I can't help but make a few comments.
Management review is mandatory.
The required topics to cover are mandatory.
There is no requirement that management review be a meeting unless the organization says so in their procedures.
Management review doesn't need to be all at once. It can be spread out. If it is, it helps greatly if there is something somewhere that tells the auditor that is how you do it.
Record keeping is attached to management review. If you have a novel way of handling it, such as parts of it in other meetings or some sort of continuous method as Randy mentioned, you had better make sure there are good records for all of it. Are minutes or notes taken for the weekly meetings? In most cases, they are not.
As a practical matter, if you are expecting the other meetings to cover portions of management review, it would be a great idea to reference that in the management review records.
I go along with Andy's comments about management review being a top level "view from 30,000 feet" activity, and you are not going to accomplish that if you leave anything out.
My personal view on how to have an effective management review is that it starts with determining the state of the quality management system by covering the topics in 5.6.1 and 5.6.2, and then moving on to now that we better understand where we are, where do we want to go from here which is addressed with the topics in 5.6.3.

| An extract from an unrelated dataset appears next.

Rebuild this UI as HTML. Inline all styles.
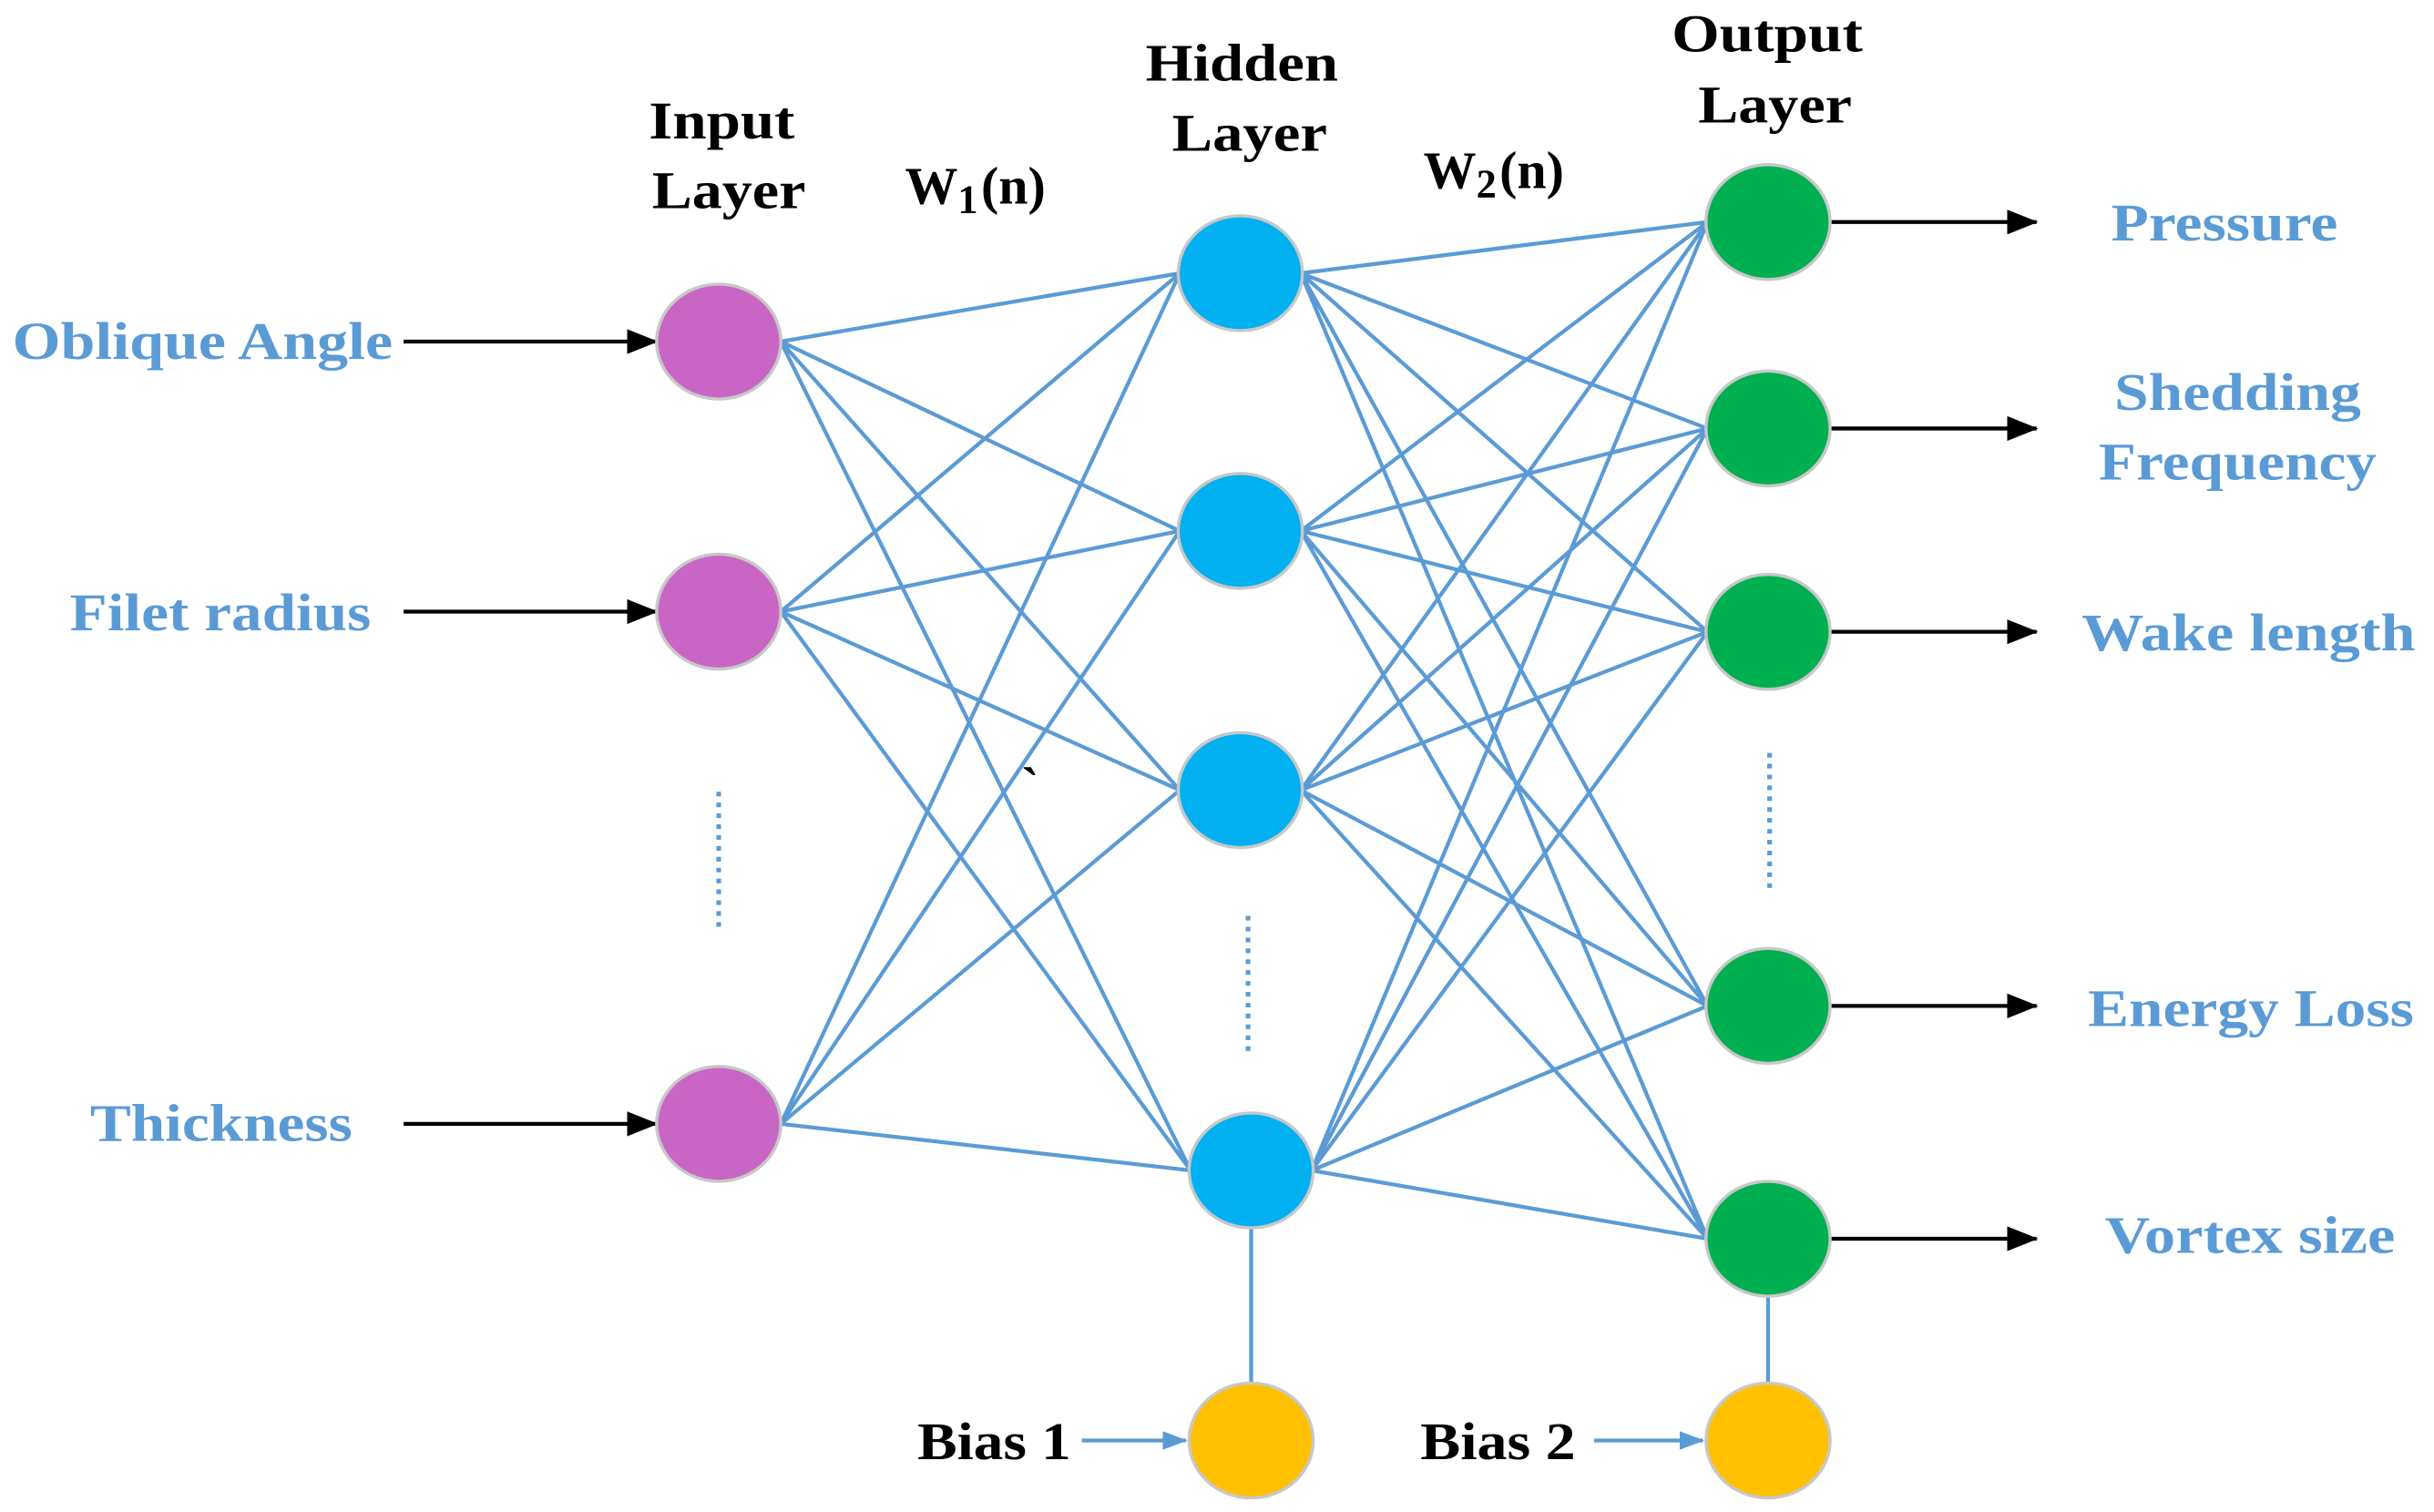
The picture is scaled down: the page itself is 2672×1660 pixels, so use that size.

That is, you bring the best and the brightest in the company together where each of them has insight that others don't have. The discussion of the topics in 5.6.1 and 5.6.2 raises the awareness of all participants to an overall higher level. At that point, and only then, you are ready to come up with some pertinent and effective action items that are stated as improvements to you system, improvements in product, and what resources are needed to carry them out (5.6.3).
If you are doing less than this, you are only going through the motions and not really accomplishing much of any value.